Three jailed after North West counterfeiting conspiracy

– Ringleaders of music, film and games counterfeiting scam jailed after amassing tens of thousands through sale of fake CDs, DVDs, games and extensive benefit fraud

– First sentencing from Operation Zealot which resulted in 29 arrests in 2006

The UK’s music, film, and games industries today welcomed the sentences handed down to the ringleaders of a North West counterfeiting operation.

The trial ended at Liverpool Crown Court yesterday, all eight defendants having pleaded guilty at the first opportunity.

Ringleaders Barry Powell and Mark Quincey were imprisoned for 12 and 15 months respectively for their role in the six-month scam that also involved an extensive benefit fraud.

His Honour Judge Morrow QC also handed down a 9-month prison sentence to fellow ringleader Sarah Haynes, a mother of two.

In handing down the sentence, the judge said:”I want to send a deterrence message to any people who may think counterfeiting is an easy way to make a lot of money”

UK record industry body the BPI brought a private prosecution, together with the Department for Work and Pensions (DWP), after a joint investigation with film industry enforcement body FACT and games industry enforcement body ELSPA.

The court heard that the criminal operation operated as a well-organised illegal business and was run from the homes of the ringleaders. Supplying local markets and car boot fairs, it generated in excess of £40,000 in criminal proceeds during its 6-month operation.

The defendants had also claimed between £20,000 illegally in state benefits. The convicted may now lose all their assets under the Proceeds of Crime Act.

These defendants were arrested along with 21 others as part of a massive police operation codenamed “Zealot” in March 2006. These prosecutions are pending.

Involving 135 officers, and coordinated with the BPI, FACT, ELSPA and the DWP, Zealot was believed to be one of the biggest multi-agency anti-counterfeiting police operations in British history.

The Zealot raids ended a conspiracy that had involved the supply of counterfeit CDs and DVDs to markets beyond Liverpool and across the North West of England.

BPI investigators estimated that 70% of the fakes were sold at Liverpool’s two worst piracy hotspots, Stanley Dock and Walton Market, with another 30% sold on to smaller units in the Liverpool area. The DWP had estimated that some of the counterfeit stalls in Liverpool had been turning over £4,000 a day.

BPI Chief Executive Geoff Taylor said: “Music fans should not be taken in. Buying illegally copied CDs from these stalls not only cheats artists and the record labels that invest in them, it also helps to fund other criminality.

“These defendants were caught as part of a wider investigation into music piracy and benefit fraud in the North West, and although their operation was well organised they were by no means the biggest players in the region. This result shows that the courts will not hesitate to hand down strong sentences to deter this area of crime.

“Excellent work by our enforcement units, the DWP and police has ensured that these individuals face a significant term in prison, consistent with the seriousness of their offences.”

Kieron Sharp, FACT Director General, said: “This was an organised criminal network operating across a large area and generating sizeable profits from its illegal activities.

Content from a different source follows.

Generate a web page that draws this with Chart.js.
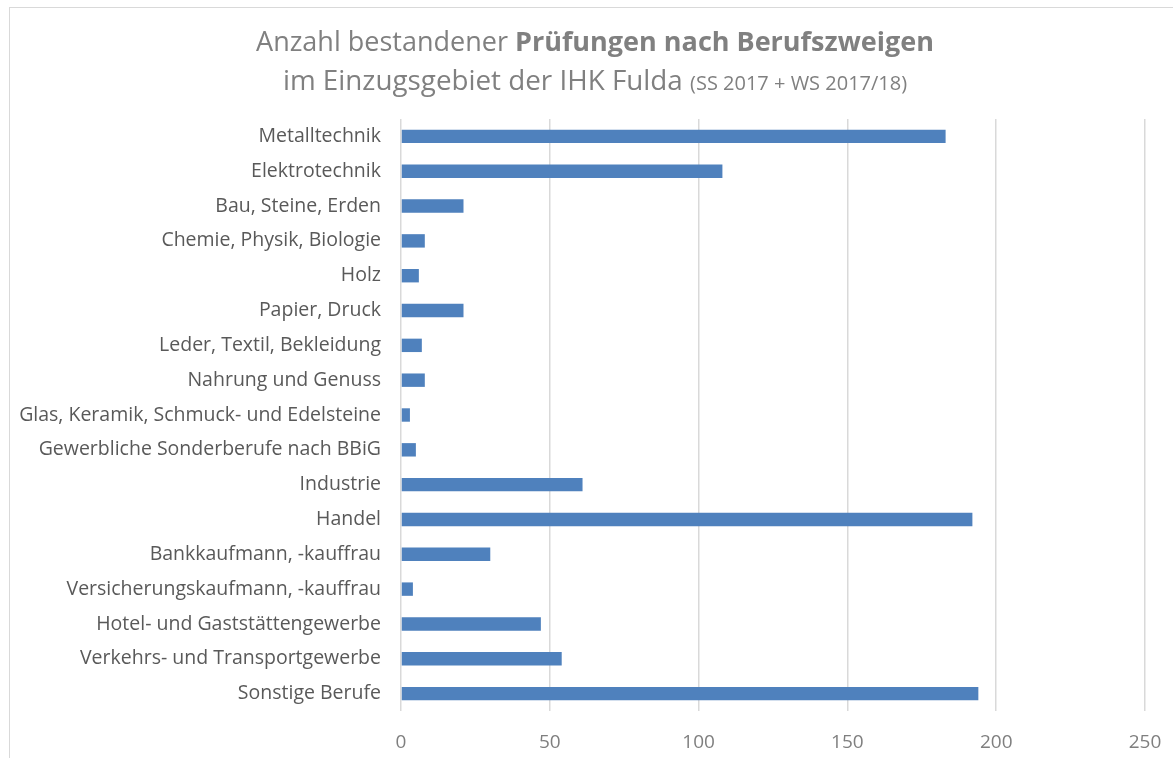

“There is often a strong association from the sale of stolen film product such as pirate DVDs with other criminality and we are grateful for the work done by the Department for Work and Pensions, Lancashire and Merseyside Police and our music and games industry colleagues in targeting and bringing to justice these individuals.”

Department for Work and Pension anti-fraud Minister James Plaskitt said: “This is an excellent example of our success at tackling benefit fraud when we work closely with our partners. No ifs, No buts – all benefit theft is a crime and those found breaking the law face serious consequences.”

Michael Rawlinson, managing director of ELSPA, said: “ELSPA would like to thank everyone involved for their work and helping to protect local traders and the general community from the effects of pirated goods. Our investigators will continue to work closely with other trade bodies and enforcement agencies. The simple fact about piracy of video games, music and films is illegal and punishable by fines, Community Service and jail sentences. No matter which way you look at counterfeiting it is nothing more than theft. Counterfeiters are only out for one thing: money. And because of this consumers who buy counterfeit games have no recourse under law for faulty goods.”